Forming a coalition in Oregon to raise state funding for higher ed

From Evan Bowman, HELU Vice Chair and Delegate from AFSCME Local 328 Oregon

Out here in Oregon we have pretty much acknowledged that federal funding for higher education is a non-starter. Chronic underfunding of our public institutions has and continues to degrade the ability to perform our work. Therefore, organizing has begun for an in-person summit in summer 2025 to bring union pressure to make a change. Specifically, we want to focus on the Oregon state legislature to pass a bill to increase state taxes to not just fill in for federal funding, but fully fund higher education. Tentatively called A Millionaire’s Tax for Higher Ed Labor Oregon, the funding would make it possible to hire workers, pay salaries, adapt physical plants to climate change and maintain infrastructure. 
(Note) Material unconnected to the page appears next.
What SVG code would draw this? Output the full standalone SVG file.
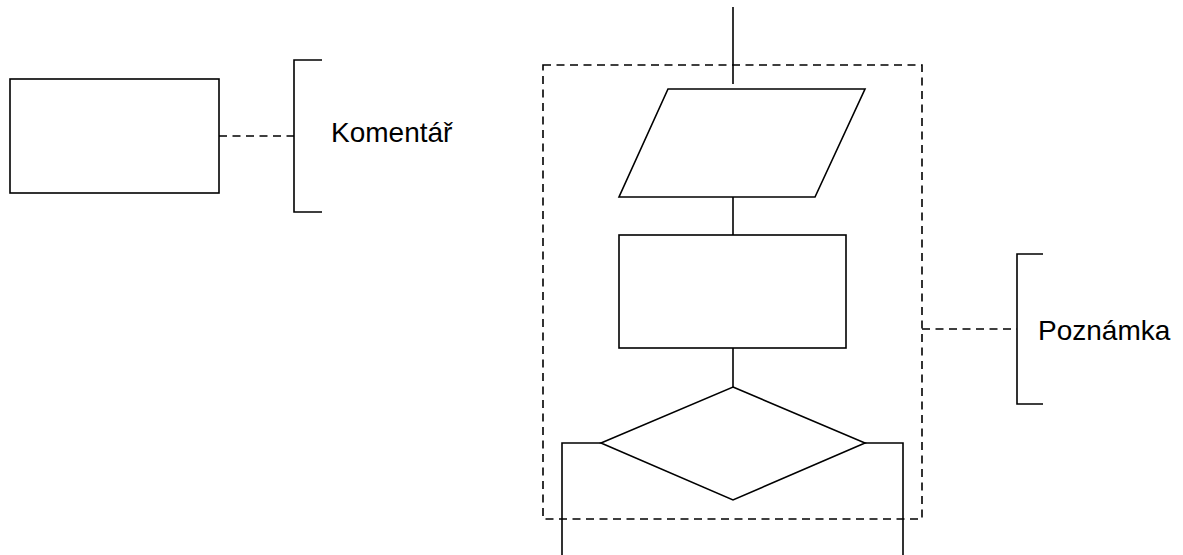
<svg xmlns="http://www.w3.org/2000/svg" width="1183" height="555" viewBox="0 0 1183 555">
  <style>
    .shape { fill: #ffffff; stroke: #000000; stroke-width: 1.6; }
    .line { fill: none; stroke: #000000; stroke-width: 1.6; }
    .dash { fill: none; stroke: #000000; stroke-width: 1.6; stroke-dasharray: 8 5.5; }
    .label { font-family: "Liberation Sans", Arial, sans-serif; font-size: 28px; fill: #000000; }
  </style>
  <rect x="0" y="0" width="1183" height="555" fill="#ffffff"/>

  <!-- connectors -->
  <g id="connectors">
    <line class="line" x1="733" y1="7" x2="733" y2="84"/>
    <line class="line" x1="733" y1="197" x2="733" y2="235"/>
    <line class="line" x1="733" y1="348" x2="733" y2="387"/>
    <polyline class="line" points="601,443 562,443 562,555"/>
    <polyline class="line" points="865,443 903,443 903,555"/>
    <line class="dash" x1="219" y1="136" x2="294" y2="136"/>
    <line class="dash" x1="922" y1="329" x2="1017" y2="329"/>
  </g>

  <!-- process box with comment -->
  <g id="process-left">
    <rect class="shape" x="10" y="79" width="209" height="114"/>
  </g>
  <g id="comment-bracket">
    <polyline class="line" points="322,60 294,60 294,212 322,212"/>
    <text class="label" x="331" y="142">Komentář</text>
  </g>

  <!-- grouped block -->
  <g id="group-frame">
    <rect class="dash" x="543" y="65" width="379" height="454"/>
  </g>
  <g id="data">
    <polygon class="shape" points="668,89 865,89 815,197 619,197"/>
  </g>
  <g id="process">
    <rect class="shape" x="619" y="235" width="227" height="113"/>
  </g>
  <g id="decision">
    <polygon class="shape" points="733,387 865,443 733,500 601,443"/>
  </g>

  <!-- annotation for the group -->
  <g id="note-bracket">
    <polyline class="line" points="1043,254 1017,254 1017,404 1043,404"/>
    <text class="label" x="1038" y="340">Poznámka</text>
  </g>
</svg>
The idea sprung from a conversation at the HELU founding convention in May 2024 with Oregon AFT President Ariana Jacob. I am a rank and file AFSCME activist and board member at Local 328 at OHSU. We are both HELU Delegates and between the two of us, we know a lot about the crisis facing faculty, staff and other workers across higher ed and are also in a position to take action in Oregon. A few months later, with HELU’s “wall to wall” mission in mind, we brought out a speaker from the Massachusetts Teachers Association, a state where a millionaires’ tax for higher education and transportation had passed, gathered a group to attend and decided to try the same thing for Oregon.

That was October 2024. Oregon higher ed has been operating under austerity for decades, but in 2025 the Trump administration’s direct attacks on higher ed are as sweeping as the attacks on federal workers and programs. As these attacks increase, many unions are turning inwards, absorbed in their own fights about protecting their own people. Not surprisingly, as we plan this summit, we are seeing that it is a challenge to get people to show solidarity for someone else’s fight. A coalition requires unions to reverse this and turn outward instead. But it’s not a transactional thing. You don’t show solidarity with someone because you expect something later on. You do it because it is the right thing now. 

HELU is playing a “hub” role here, establishing a center around which labor unions and labor-friendly organizations can relate to each other. In January, Ian Gavigan, HELU’s National Director, came out to facilitate this coalition-building. HELU is also doing this in other states like Arizona, Michigan and Minnesota, around different goals. 

Oregon’s University system includes seven public universities (Eastern Oregon University, Oregon Institute of Technology, Oregon State University, Portland State University, Southern Oregon University, the University of Oregon and Western Oregon University) and one public academic health center (Oregon Health & Science University). There are different local unions at each one of these. In addition, Oregon has 17 community colleges, some of which are represented by the Oregon Education Association and some by Oregon AFT.   The faculty at private non-profit colleges are not unionized.  A tax increase to fully fund higher ed by the State of Oregon (rather than depending on federal funds at all) would be shared across all of these and benefit thousands of workers, to say nothing of students and the general public. Our challenge is to bring all of these, their locals and their constituencies, into a coalition.